Task description → The lines to return are those from the one containing "Write the Apache ECharts code for this chart." down to the one containing "const seriesNames = ['SIR", inclusive; return them exactly and nothing else.

Given records →
□ □ □ □

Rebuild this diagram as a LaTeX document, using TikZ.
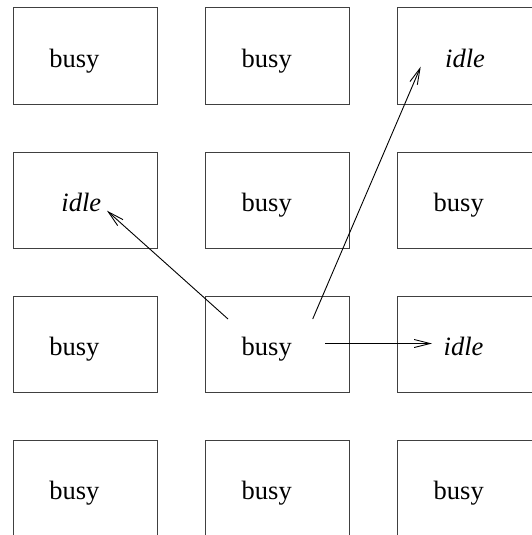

□ □ □ □

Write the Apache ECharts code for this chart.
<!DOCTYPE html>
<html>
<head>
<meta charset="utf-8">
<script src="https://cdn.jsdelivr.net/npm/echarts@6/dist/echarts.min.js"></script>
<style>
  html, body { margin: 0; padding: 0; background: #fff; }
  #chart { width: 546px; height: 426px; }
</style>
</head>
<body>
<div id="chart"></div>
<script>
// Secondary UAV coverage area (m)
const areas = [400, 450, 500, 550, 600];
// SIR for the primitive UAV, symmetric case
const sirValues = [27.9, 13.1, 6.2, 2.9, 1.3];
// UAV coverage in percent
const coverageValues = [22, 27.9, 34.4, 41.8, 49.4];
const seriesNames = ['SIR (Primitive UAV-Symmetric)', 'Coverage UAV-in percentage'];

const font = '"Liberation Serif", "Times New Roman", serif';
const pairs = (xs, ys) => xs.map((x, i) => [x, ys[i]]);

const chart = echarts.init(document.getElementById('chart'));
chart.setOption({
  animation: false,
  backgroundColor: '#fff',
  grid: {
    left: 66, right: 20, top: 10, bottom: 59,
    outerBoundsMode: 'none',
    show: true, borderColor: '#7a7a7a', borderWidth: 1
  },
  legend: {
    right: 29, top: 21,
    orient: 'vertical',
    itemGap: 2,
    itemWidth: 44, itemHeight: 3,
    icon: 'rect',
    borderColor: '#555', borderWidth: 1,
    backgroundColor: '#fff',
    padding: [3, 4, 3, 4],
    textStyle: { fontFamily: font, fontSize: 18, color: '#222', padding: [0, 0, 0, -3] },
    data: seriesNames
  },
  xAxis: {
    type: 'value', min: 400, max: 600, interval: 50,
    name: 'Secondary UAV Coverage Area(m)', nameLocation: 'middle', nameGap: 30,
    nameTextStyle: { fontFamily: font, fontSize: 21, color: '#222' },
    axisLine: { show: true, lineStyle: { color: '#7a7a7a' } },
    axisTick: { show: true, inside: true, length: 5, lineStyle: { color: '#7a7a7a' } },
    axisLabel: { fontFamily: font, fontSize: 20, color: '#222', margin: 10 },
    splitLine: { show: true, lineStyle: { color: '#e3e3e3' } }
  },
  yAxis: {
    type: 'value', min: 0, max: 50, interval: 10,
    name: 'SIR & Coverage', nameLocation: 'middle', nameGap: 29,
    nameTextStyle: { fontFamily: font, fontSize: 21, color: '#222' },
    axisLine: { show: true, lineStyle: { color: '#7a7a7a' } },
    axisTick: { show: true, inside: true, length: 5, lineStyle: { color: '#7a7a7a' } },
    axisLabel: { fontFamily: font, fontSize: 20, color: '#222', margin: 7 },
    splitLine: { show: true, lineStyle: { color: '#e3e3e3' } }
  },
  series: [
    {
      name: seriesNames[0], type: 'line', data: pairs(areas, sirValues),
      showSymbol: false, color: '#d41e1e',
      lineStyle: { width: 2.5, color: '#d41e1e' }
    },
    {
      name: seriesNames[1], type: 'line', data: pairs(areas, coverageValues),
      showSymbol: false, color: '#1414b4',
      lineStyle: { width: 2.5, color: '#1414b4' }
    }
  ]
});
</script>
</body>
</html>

□ □ □ □

Result →
Write the Apache ECharts code for this chart.
<!DOCTYPE html>
<html>
<head>
<meta charset="utf-8">
<script src="https://cdn.jsdelivr.net/npm/echarts@6/dist/echarts.min.js"></script>
<style>
  html, body { margin: 0; padding: 0; background: #fff; }
  #chart { width: 546px; height: 426px; }
</style>
</head>
<body>
<div id="chart"></div>
<script>
// Secondary UAV coverage area (m)
const areas = [400, 450, 500, 550, 600];
// SIR for the primitive UAV, symmetric case
const sirValues = [27.9, 13.1, 6.2, 2.9, 1.3];
// UAV coverage in percent
const coverageValues = [22, 27.9, 34.4, 41.8, 49.4];
const seriesNames = ['SIR (Primitive UAV-Symmetric)', 'Coverage UAV-in percentage'];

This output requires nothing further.